◆ Task directions: Return the whole listing, line for line, without the pictures in it.

◆ Data extract:

——————

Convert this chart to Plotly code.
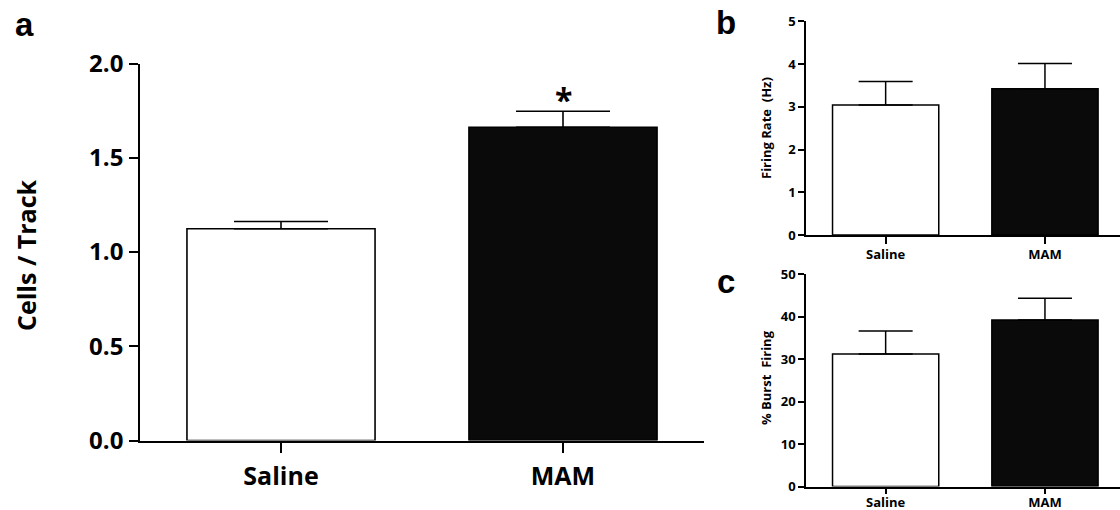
import plotly.graph_objects as go

categories = ["Saline", "MAM"]

# Panel a: Cells / Track
cells_mean = [1.123, 1.662]
cells_sem = [0.039, 0.085]
cells_ticks = [0.0, 0.5, 1.0, 1.5, 2.0]
cells_ticklabels = ["0.0", "0.5", "1.0", "1.5", "2.0"]

# Panel b: Firing rate (Hz)
rate_mean = [3.04, 3.42]
rate_sem = [0.55, 0.59]
rate_ticks = [0, 1, 2, 3, 4, 5]

# Panel c: % Burst firing
burst_mean = [31.2, 39.2]
burst_sem = [5.4, 5.1]
burst_ticks = [0, 10, 20, 30, 40, 50]

bar_fill = ["white", "#0a0a0a"]
FONT = "Open Sans"

W, H = 1120, 510


def px_x(p):
    return p / W


def px_y(p):
    return 1 - p / H


fig = go.Figure()


def add_bars(vals, errs, xa, ya, cap, lw):
    fig.add_trace(go.Bar(
        x=categories, y=vals, xaxis=xa, yaxis=ya,
        width=0.667,
        marker=dict(color=bar_fill, line=dict(color="black", width=lw)),
        error_y=dict(type="data", symmetric=False, array=errs,
                     arrayminus=[0, 0], color="black", thickness=lw,
                     width=cap),
        showlegend=False, hoverinfo="skip",
    ))


add_bars(cells_mean, cells_sem, "x", "y", 47, 1.6)
add_bars(rate_mean, rate_sem, "x2", "y2", 27, 1.5)
add_bars(burst_mean, burst_sem, "x3", "y3", 27, 1.5)

axis_common = dict(showgrid=False, zeroline=False, showline=True, automargin=False,
                   linecolor="black", ticks="outside", tickcolor="black")

big = dict(family=FONT, size=24, color="black", weight="bold")
small = dict(family=FONT, size=13, color="black", weight="bold")

fig.update_layout(
    template="none",
    xaxis=dict(domain=[px_x(140), px_x(704)], range=[-0.5, 1.5],
               anchor="y", linewidth=1.6, tickwidth=1.6, ticklen=11,
               tickfont=dict(big, size=25), ticklabelstandoff=2,
               **axis_common),
    yaxis=dict(domain=[px_y(440.5), px_y(63.5)], range=[0, 2],
               anchor="x", tickvals=cells_ticks, ticktext=cells_ticklabels,
               linewidth=1.6, tickwidth=1.6, ticklen=9,
               tickfont=big, ticklabelstandoff=1,
               **axis_common),
    xaxis2=dict(domain=[px_x(806), 1.0], range=[-0.5, 1.471],
                anchor="y2", linewidth=1.5, tickwidth=1.5, ticklen=7,
                tickfont=small, **axis_common),
    yaxis2=dict(domain=[px_y(235), px_y(21.3)], range=[0, 5],
                anchor="x2", tickvals=rate_ticks,
                linewidth=1.5, tickwidth=1.5, ticklen=6,
                tickfont=small, **axis_common),
    xaxis3=dict(domain=[px_x(806), 1.0], range=[-0.5, 1.471],
                anchor="y3", linewidth=1.5, tickwidth=1.5, ticklen=6,
                tickfont=small, ticklabelstandoff=-3, **axis_common),
    yaxis3=dict(domain=[px_y(486.5), px_y(274)], range=[0, 50],
                anchor="x3", tickvals=burst_ticks,
                linewidth=1.5, tickwidth=1.5, ticklen=6,
                tickfont=small, **axis_common),
)

letter_font = dict(family="Liberation Sans", size=33, color="black", weight="bold")
annotations = [
    # panel letters
    dict(text="a", x=px_x(24), y=px_y(24), font=letter_font),
    dict(text="b", x=px_x(726), y=px_y(23), font=letter_font),
    dict(text="c", x=px_x(726), y=px_y(281), font=letter_font),
    # y titles
    dict(text="Cells / Track", x=px_x(26), y=px_y(256), textangle=-90,
         font=dict(family=FONT, size=25, color="black", weight="bold")),
    dict(text="Firing Rate\u00a0\u00a0(Hz)", x=px_x(766), y=px_y(128), textangle=-90,
         font=dict(family=FONT, size=13, color="black", weight="bold")),
    dict(text="%\u00a0Burst\u00a0\u00a0Firing", x=px_x(766), y=px_y(378), textangle=-90,
         font=dict(family=FONT, size=13, color="black", weight="bold")),
]
for a in annotations:
    a.update(xref="paper", yref="paper", showarrow=False,
             xanchor="center", yanchor="middle")

# significance asterisk above MAM bar in panel a
annotations.append(dict(text="*", x="MAM", y=cells_mean[1] + cells_sem[1] + 0.064,
                        xref="x", yref="y", showarrow=False, yanchor="middle",
                        font=dict(family=FONT, size=32, color="black", weight="bold")))

fig.update_layout(
    width=W, height=H,
    margin=dict(l=0, r=0, t=0, b=0, pad=0),
    paper_bgcolor="white", plot_bgcolor="white",
    annotations=annotations,
)

fig.write_html("out.html", config={"displayModeBar": False},
               post_script="document.body.style.margin='0';")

——————

◆ Finished answer:
Convert this chart to Plotly code.
import plotly.graph_objects as go

categories = ["Saline", "MAM"]

# Panel a: Cells / Track
cells_mean = [1.123, 1.662]
cells_sem = [0.039, 0.085]
cells_ticks = [0.0, 0.5, 1.0, 1.5, 2.0]
cells_ticklabels = ["0.0", "0.5", "1.0", "1.5", "2.0"]

# Panel b: Firing rate (Hz)
rate_mean = [3.04, 3.42]
rate_sem = [0.55, 0.59]
rate_ticks = [0, 1, 2, 3, 4, 5]

# Panel c: % Burst firing
burst_mean = [31.2, 39.2]
burst_sem = [5.4, 5.1]
burst_ticks = [0, 10, 20, 30, 40, 50]

bar_fill = ["white", "#0a0a0a"]
FONT = "Open Sans"

W, H = 1120, 510


def px_x(p):
    return p / W


def px_y(p):
    return 1 - p / H


fig = go.Figure()


def add_bars(vals, errs, xa, ya, cap, lw):
    fig.add_trace(go.Bar(
        x=categories, y=vals, xaxis=xa, yaxis=ya,
        width=0.667,
        marker=dict(color=bar_fill, line=dict(color="black", width=lw)),
        error_y=dict(type="data", symmetric=False, array=errs,
                     arrayminus=[0, 0], color="black", thickness=lw,
                     width=cap),
        showlegend=False, hoverinfo="skip",
    ))


add_bars(cells_mean, cells_sem, "x", "y", 47, 1.6)
add_bars(rate_mean, rate_sem, "x2", "y2", 27, 1.5)
add_bars(burst_mean, burst_sem, "x3", "y3", 27, 1.5)

axis_common = dict(showgrid=False, zeroline=False, showline=True, automargin=False,
                   linecolor="black", ticks="outside", tickcolor="black")

big = dict(family=FONT, size=24, color="black", weight="bold")
small = dict(family=FONT, size=13, color="black", weight="bold")

fig.update_layout(
    template="none",
    xaxis=dict(domain=[px_x(140), px_x(704)], range=[-0.5, 1.5],
               anchor="y", linewidth=1.6, tickwidth=1.6, ticklen=11,
               tickfont=dict(big, size=25), ticklabelstandoff=2,
               **axis_common),
    yaxis=dict(domain=[px_y(440.5), px_y(63.5)], range=[0, 2],
               anchor="x", tickvals=cells_ticks, ticktext=cells_ticklabels,
               linewidth=1.6, tickwidth=1.6, ticklen=9,
               tickfont=big, ticklabelstandoff=1,
               **axis_common),
    xaxis2=dict(domain=[px_x(806), 1.0], range=[-0.5, 1.471],
                anchor="y2", linewidth=1.5, tickwidth=1.5, ticklen=7,
                tickfont=small, **axis_common),
    yaxis2=dict(domain=[px_y(235), px_y(21.3)], range=[0, 5],
                anchor="x2", tickvals=rate_ticks,
                linewidth=1.5, tickwidth=1.5, ticklen=6,
                tickfont=small, **axis_common),
    xaxis3=dict(domain=[px_x(806), 1.0], range=[-0.5, 1.471],
                anchor="y3", linewidth=1.5, tickwidth=1.5, ticklen=6,
                tickfont=small, ticklabelstandoff=-3, **axis_common),
    yaxis3=dict(domain=[px_y(486.5), px_y(274)], range=[0, 50],
                anchor="x3", tickvals=burst_ticks,
                linewidth=1.5, tickwidth=1.5, ticklen=6,
                tickfont=small, **axis_common),
)

letter_font = dict(family="Liberation Sans", size=33, color="black", weight="bold")
annotations = [
    # panel letters
    dict(text="a", x=px_x(24), y=px_y(24), font=letter_font),
    dict(text="b", x=px_x(726), y=px_y(23), font=letter_font),
    dict(text="c", x=px_x(726), y=px_y(281), font=letter_font),
    # y titles
    dict(text="Cells / Track", x=px_x(26), y=px_y(256), textangle=-90,
         font=dict(family=FONT, size=25, color="black", weight="bold")),
    dict(text="Firing Rate\u00a0\u00a0(Hz)", x=px_x(766), y=px_y(128), textangle=-90,
         font=dict(family=FONT, size=13, color="black", weight="bold")),
    dict(text="%\u00a0Burst\u00a0\u00a0Firing", x=px_x(766), y=px_y(378), textangle=-90,
         font=dict(family=FONT, size=13, color="black", weight="bold")),
]
for a in annotations:
    a.update(xref="paper", yref="paper", showarrow=False,
             xanchor="center", yanchor="middle")

# significance asterisk above MAM bar in panel a
annotations.append(dict(text="*", x="MAM", y=cells_mean[1] + cells_sem[1] + 0.064,
                        xref="x", yref="y", showarrow=False, yanchor="middle",
                        font=dict(family=FONT, size=32, color="black", weight="bold")))

fig.update_layout(
    width=W, height=H,
    margin=dict(l=0, r=0, t=0, b=0, pad=0),
    paper_bgcolor="white", plot_bgcolor="white",
    annotations=annotations,
)

fig.write_html("out.html", config={"displayModeBar": False},
               post_script="document.body.style.margin='0';")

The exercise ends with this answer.